Dalam kurun 2006 tersebut, Arvian menghimpun potensi pajak reklame Kota Bandung yang angkanya bisa jauh lebih besar dari realisasinya, yakni bisa mencapai 20-50 miliar. Artinya masih terdapat perbedaan antara target dan realisasi pungutan pajak reklame.

Menurut Arvian, banyak alasan mengapa terjadi perbedaan antara potensi pajak reklame dan realisasi pajak reklame yang menjadi penerimaan asli daerah kota Bandung. Salah satunya adalah tidak adanya transparasi dalam perhitungan ataupun penentuan besarnya target pajak reklame.

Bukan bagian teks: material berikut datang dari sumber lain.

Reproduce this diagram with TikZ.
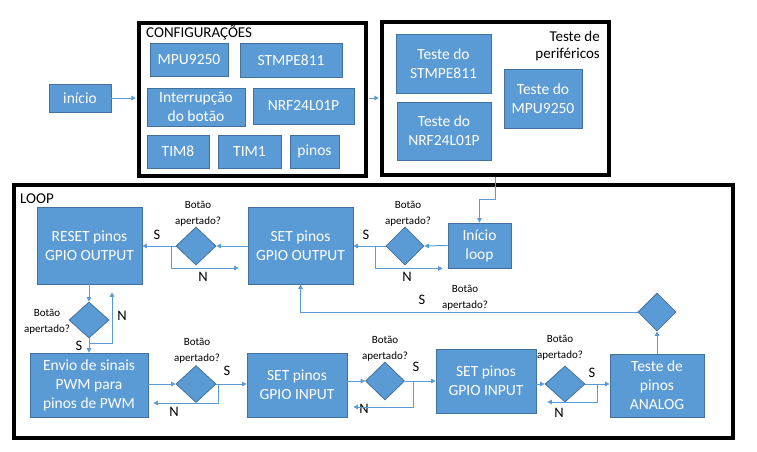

Realisasi yang jauh melebihi target setiap tahunnya, kata Arvian, tanpa melihat potensi yang ada dirasakan kuranglah bijak. Mengingat pajak reklame merupakan salah satu unsur dari pajak daerah, maka apabila penerimaan pajak reklame terus meningkat akan memberikan kontribusi yang lebih besar untuk penerimaan daerah khususnya dari sektor pajak daerah.

“Persentase perolehan dan laju pertumbuhan pajak reklame yang cukup tinggi memberikan indikasi betapa besarnya potensi yang ada sebenarnnya. Apalagi jika dilihat Kota Bandung begitu semarak dipenuhi dengan papan-papan reklame,” tulisnya.